>> begin

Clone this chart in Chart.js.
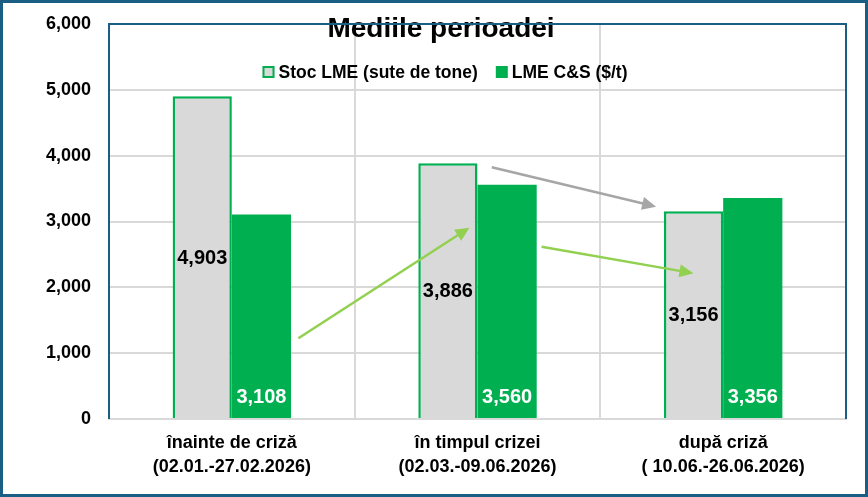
<!DOCTYPE html>
<html>
<head>
<meta charset="utf-8">
<script src="https://cdn.jsdelivr.net/npm/chart.js@4.4.1/dist/chart.umd.min.js"></script>
<style>
    html, body { margin: 0; padding: 0; background: #ffffff; }
    #wrap { width: 868px; height: 497px; position: relative; }
</style>
</head>
<body>
<div id="wrap"><canvas id="chart"></canvas></div>
<script>
// Period averages
const periods = [
    ['înainte de criză', '(02.01.-27.02.2026)'],
    ['în timpul crizei', '(02.03.-09.06.2026)'],
    ['după criză', '( 10.06.-26.06.2026)']
];
const stockLabel = 'Stoc LME (sute de tone)';
const stockValues = [4903, 3886, 3156];
const tcLabel = 'LME C&S ($/t)';
const tcValues = [3108, 3560, 3356];
const yTicks = [0, 1000, 2000, 3000, 4000, 5000, 6000];

// Trend arrows, in axis units (category index, value)
const trendArrows = [
    { from: [1.058, 3823], to: [1.727, 3225], color: '#a6a6a6' },
    { from: [0.271, 1226], to: [0.967, 2906], color: '#92d050' },
    { from: [1.261, 2617], to: [1.879, 2213], color: '#92d050' }
];

const BORDER_BLUE = '#1a5e84';
const GRID_GRAY = '#d9d9d9';
const FONT = "'Liberation Sans', Arial, sans-serif";

const frame = {
    id: 'frame',
    beforeDraw(chart) {
        const ctx = chart.ctx;
        ctx.save();
        ctx.fillStyle = '#ffffff';
        ctx.fillRect(0, 0, chart.width, chart.height);
        ctx.restore();
    },
    beforeDatasetsDraw(chart) {
        const { ctx, chartArea: a } = chart;
        ctx.save();
        ctx.strokeStyle = BORDER_BLUE;
        ctx.lineWidth = 2;
        ctx.beginPath();
        ctx.moveTo(a.left, a.bottom);
        ctx.lineTo(a.left, a.top);
        ctx.lineTo(a.right, a.top);
        ctx.lineTo(a.right, a.bottom);
        ctx.stroke();
        ctx.restore();
    },
    afterDraw(chart) {
        const ctx = chart.ctx;
        ctx.save();
        ctx.strokeStyle = BORDER_BLUE;
        ctx.lineWidth = 3;
        ctx.strokeRect(1.5, 1.5, chart.width - 3, chart.height - 3);
        ctx.restore();
    }
};

// legend drawn inside the plot area, under the title
const innerLegend = {
    id: 'innerLegend',
    afterDraw(chart) {
        const ctx = chart.ctx;
        const sets = chart.data.datasets;
        const box = 12, gap = 4, itemGap = 18;
        ctx.save();
        ctx.font = 'bold 17.5px ' + FONT;
        ctx.textBaseline = 'middle';
        const widths = sets.map(ds => box + gap + ctx.measureText(ds.label).width);
        const total = widths.reduce((a, b) => a + b, 0) + itemGap * (sets.length - 1);
        let x = 445 - total / 2;
        const y = 72;
        sets.forEach((ds, i) => {
            ctx.fillStyle = ds.backgroundColor;
            ctx.fillRect(x, y - box / 2, box, box);
            if (ds.borderWidth) {
                ctx.strokeStyle = ds.borderColor;
                ctx.lineWidth = 2;
                ctx.strokeRect(x + 1, y - box / 2 + 1, box - 2, box - 2);
            }
            ctx.fillStyle = '#000000';
            ctx.fillText(ds.label, x + box + gap, y + 1);
            x += widths[i] + itemGap;
        });
        ctx.restore();
    }
};

const barLabels = {
    id: 'barLabels',
    afterDatasetsDraw(chart) {
        const ctx = chart.ctx;
        const xs = chart.scales.x, ys = chart.scales.y;

        // arrows
        trendArrows.forEach(a => {
            const x1 = xs.getPixelForValue(a.from[0]), y1 = ys.getPixelForValue(a.from[1]);
            const x2 = xs.getPixelForValue(a.to[0]), y2 = ys.getPixelForValue(a.to[1]);
            const ang = Math.atan2(y2 - y1, x2 - x1);
            const head = 14, half = 6.5;
            ctx.save();
            ctx.strokeStyle = a.color;
            ctx.fillStyle = a.color;
            ctx.lineWidth = 2.5;
            ctx.beginPath();
            ctx.moveTo(x1, y1);
            ctx.lineTo(x2 - Math.cos(ang) * head * 0.8, y2 - Math.sin(ang) * head * 0.8);
            ctx.stroke();
            ctx.translate(x2, y2);
            ctx.rotate(ang);
            ctx.beginPath();
            ctx.moveTo(0, 0);
            ctx.lineTo(-head, -half);
            ctx.lineTo(-head, half);
            ctx.closePath();
            ctx.fill();
            ctx.restore();
        });

        ctx.save();
        ctx.font = 'bold 20px ' + FONT;
        ctx.textAlign = 'center';
        ctx.textBaseline = 'middle';
        chart.getDatasetMeta(0).data.forEach((bar, i) => {
            ctx.fillStyle = '#000000';
            ctx.fillText(stockValues[i].toLocaleString('en-US'), bar.x, (bar.y + bar.base) / 2 + 1);
        });
        chart.getDatasetMeta(1).data.forEach((bar, i) => {
            ctx.fillStyle = '#ffffff';
            ctx.fillText(tcValues[i].toLocaleString('en-US'), bar.x, bar.base - 21);
        });
        ctx.restore();
    }
};

new Chart(document.getElementById('chart'), {
    type: 'bar',
    data: {
        labels: periods,
        datasets: [
            {
                label: stockLabel,
                data: stockValues,
                backgroundColor: '#d9d9d9',
                borderColor: '#00b050',
                borderWidth: 2.5,
                categoryPercentage: 0.482,
                barPercentage: 1
            },
            {
                label: tcLabel,
                data: tcValues,
                backgroundColor: '#00b050',
                borderWidth: 0,
                categoryPercentage: 0.482,
                barPercentage: 1
            }
        ]
    },
    options: {
        responsive: true,
        maintainAspectRatio: false,
        animation: false,
        layout: {
            padding: { left: 36, right: 22, top: 0, bottom: 0 }
        },
        scales: {
            x: {
                grid: {
                    color: GRID_GRAY,
                    lineWidth: 2,
                    drawTicks: false,
                    offset: true
                },
                border: { color: GRID_GRAY, width: 2 },
                ticks: {
                    color: '#000000',
                    padding: 12,
                    maxRotation: 0,
                    font: { family: FONT, size: 18, weight: 'bold', lineHeight: 1.35 }
                },
                afterFit(scale) { scale.height = 78; }
            },
            y: {
                min: 0,
                max: 6000,
                afterBuildTicks(scale) { scale.ticks = yTicks.map(v => ({ value: v })); },
                grid: {
                    color: GRID_GRAY,
                    lineWidth: 2,
                    drawTicks: false
                },
                border: { display: false },
                ticks: {
                    color: '#000000',
                    padding: 18,
                    font: { family: FONT, size: 18, weight: 'bold' },
                    callback: v => v.toLocaleString('en-US')
                },
                afterFit(scale) {
                    scale.width = 73;
                    scale.paddingTop = 0;
                    scale.paddingBottom = 0;
                }
            }
        },
        plugins: {
            legend: { display: false },
            tooltip: { enabled: false },
            title: {
                display: true,
                text: 'Mediile perioadei',
                color: '#000000',
                font: { family: FONT, size: 28, weight: 'bold', lineHeight: 1.2 },
                padding: { top: 12.5, bottom: -22.1 }
            }
        }
    },
    plugins: [frame, barLabels, innerLegend]
});
</script>
</body>
</html>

>> end

All of the data needs repeating exactly, but the pictures do not.

Clone this chart in Chart.js.
<!DOCTYPE html>
<html>
<head>
<meta charset="utf-8">
<script src="https://cdn.jsdelivr.net/npm/chart.js@4.4.1/dist/chart.umd.min.js"></script>
<style>
    html, body { margin: 0; padding: 0; background: #ffffff; }
    #wrap { width: 868px; height: 497px; position: relative; }
</style>
</head>
<body>
<div id="wrap"><canvas id="chart"></canvas></div>
<script>
// Period averages
const periods = [
    ['înainte de criză', '(02.01.-27.02.2026)'],
    ['în timpul crizei', '(02.03.-09.06.2026)'],
    ['după criză', '( 10.06.-26.06.2026)']
];
const stockLabel = 'Stoc LME (sute de tone)';
const stockValues = [4903, 3886, 3156];
const tcLabel = 'LME C&S ($/t)';
const tcValues = [3108, 3560, 3356];
const yTicks = [0, 1000, 2000, 3000, 4000, 5000, 6000];

// Trend arrows, in axis units (category index, value)
const trendArrows = [
    { from: [1.058, 3823], to: [1.727, 3225], color: '#a6a6a6' },
    { from: [0.271, 1226], to: [0.967, 2906], color: '#92d050' },
    { from: [1.261, 2617], to: [1.879, 2213], color: '#92d050' }
];

const BORDER_BLUE = '#1a5e84';
const GRID_GRAY = '#d9d9d9';
const FONT = "'Liberation Sans', Arial, sans-serif";

const frame = {
    id: 'frame',
    beforeDraw(chart) {
        const ctx = chart.ctx;
        ctx.save();
        ctx.fillStyle = '#ffffff';
        ctx.fillRect(0, 0, chart.width, chart.height);
        ctx.restore();
    },
    beforeDatasetsDraw(chart) {
        const { ctx, chartArea: a } = chart;
        ctx.save();
        ctx.strokeStyle = BORDER_BLUE;
        ctx.lineWidth = 2;
        ctx.beginPath();
        ctx.moveTo(a.left, a.bottom);
        ctx.lineTo(a.left, a.top);
        ctx.lineTo(a.right, a.top);
        ctx.lineTo(a.right, a.bottom);
        ctx.stroke();
        ctx.restore();
    },
    afterDraw(chart) {
        const ctx = chart.ctx;
        ctx.save();
        ctx.strokeStyle = BORDER_BLUE;
        ctx.lineWidth = 3;
        ctx.strokeRect(1.5, 1.5, chart.width - 3, chart.height - 3);
        ctx.restore();
    }
};

// legend drawn inside the plot area, under the title
const innerLegend = {
    id: 'innerLegend',
    afterDraw(chart) {
        const ctx = chart.ctx;
        const sets = chart.data.datasets;
        const box = 12, gap = 4, itemGap = 18;
        ctx.save();
        ctx.font = 'bold 17.5px ' + FONT;
        ctx.textBaseline = 'middle';
        const widths = sets.map(ds => box + gap + ctx.measureText(ds.label).width);
        const total = widths.reduce((a, b) => a + b, 0) + itemGap * (sets.length - 1);
        let x = 445 - total / 2;
        const y = 72;
        sets.forEach((ds, i) => {
            ctx.fillStyle = ds.backgroundColor;
            ctx.fillRect(x, y - box / 2, box, box);
            if (ds.borderWidth) {
                ctx.strokeStyle = ds.borderColor;
                ctx.lineWidth = 2;
                ctx.strokeRect(x + 1, y - box / 2 + 1, box - 2, box - 2);
            }
            ctx.fillStyle = '#000000';
            ctx.fillText(ds.label, x + box + gap, y + 1);
            x += widths[i] + itemGap;
        });
        ctx.restore();
    }
};

const barLabels = {
    id: 'barLabels',
    afterDatasetsDraw(chart) {
        const ctx = chart.ctx;
        const xs = chart.scales.x, ys = chart.scales.y;

        // arrows
        trendArrows.forEach(a => {
            const x1 = xs.getPixelForValue(a.from[0]), y1 = ys.getPixelForValue(a.from[1]);
            const x2 = xs.getPixelForValue(a.to[0]), y2 = ys.getPixelForValue(a.to[1]);
            const ang = Math.atan2(y2 - y1, x2 - x1);
            const head = 14, half = 6.5;
            ctx.save();
            ctx.strokeStyle = a.color;
            ctx.fillStyle = a.color;
            ctx.lineWidth = 2.5;
            ctx.beginPath();
            ctx.moveTo(x1, y1);
            ctx.lineTo(x2 - Math.cos(ang) * head * 0.8, y2 - Math.sin(ang) * head * 0.8);
            ctx.stroke();
            ctx.translate(x2, y2);
            ctx.rotate(ang);
            ctx.beginPath();
            ctx.moveTo(0, 0);
            ctx.lineTo(-head, -half);
            ctx.lineTo(-head, half);
            ctx.closePath();
            ctx.fill();
            ctx.restore();
        });

        ctx.save();
        ctx.font = 'bold 20px ' + FONT;
        ctx.textAlign = 'center';
        ctx.textBaseline = 'middle';
        chart.getDatasetMeta(0).data.forEach((bar, i) => {
            ctx.fillStyle = '#000000';
            ctx.fillText(stockValues[i].toLocaleString('en-US'), bar.x, (bar.y + bar.base) / 2 + 1);
        });
        chart.getDatasetMeta(1).data.forEach((bar, i) => {
            ctx.fillStyle = '#ffffff';
            ctx.fillText(tcValues[i].toLocaleString('en-US'), bar.x, bar.base - 21);
        });
        ctx.restore();
    }
};

new Chart(document.getElementById('chart'), {
    type: 'bar',
    data: {
        labels: periods,
        datasets: [
            {
                label: stockLabel,
                data: stockValues,
                backgroundColor: '#d9d9d9',
                borderColor: '#00b050',
                borderWidth: 2.5,
                categoryPercentage: 0.482,
                barPercentage: 1
            },
            {
                label: tcLabel,
                data: tcValues,
                backgroundColor: '#00b050',
                borderWidth: 0,
                categoryPercentage: 0.482,
                barPercentage: 1
            }
        ]
    },
    options: {
        responsive: true,
        maintainAspectRatio: false,
        animation: false,
        layout: {
            padding: { left: 36, right: 22, top: 0, bottom: 0 }
        },
        scales: {
            x: {
                grid: {
                    color: GRID_GRAY,
                    lineWidth: 2,
                    drawTicks: false,
                    offset: true
                },
                border: { color: GRID_GRAY, width: 2 },
                ticks: {
                    color: '#000000',
                    padding: 12,
                    maxRotation: 0,
                    font: { family: FONT, size: 18, weight: 'bold', lineHeight: 1.35 }
                },
                afterFit(scale) { scale.height = 78; }
            },
            y: {
                min: 0,
                max: 6000,
                afterBuildTicks(scale) { scale.ticks = yTicks.map(v => ({ value: v })); },
                grid: {
                    color: GRID_GRAY,
                    lineWidth: 2,
                    drawTicks: false
                },
                border: { display: false },
                ticks: {
                    color: '#000000',
                    padding: 18,
                    font: { family: FONT, size: 18, weight: 'bold' },
                    callback: v => v.toLocaleString('en-US')
                },
                afterFit(scale) {
                    scale.width = 73;
                    scale.paddingTop = 0;
                    scale.paddingBottom = 0;
                }
            }
        },
        plugins: {
            legend: { display: false },
            tooltip: { enabled: false },
            title: {
                display: true,
                text: 'Mediile perioadei',
                color: '#000000',
                font: { family: FONT, size: 28, weight: 'bold', lineHeight: 1.2 },
                padding: { top: 12.5, bottom: -22.1 }
            }
        }
    },
    plugins: [frame, barLabels, innerLegend]
});
</script>
</body>
</html>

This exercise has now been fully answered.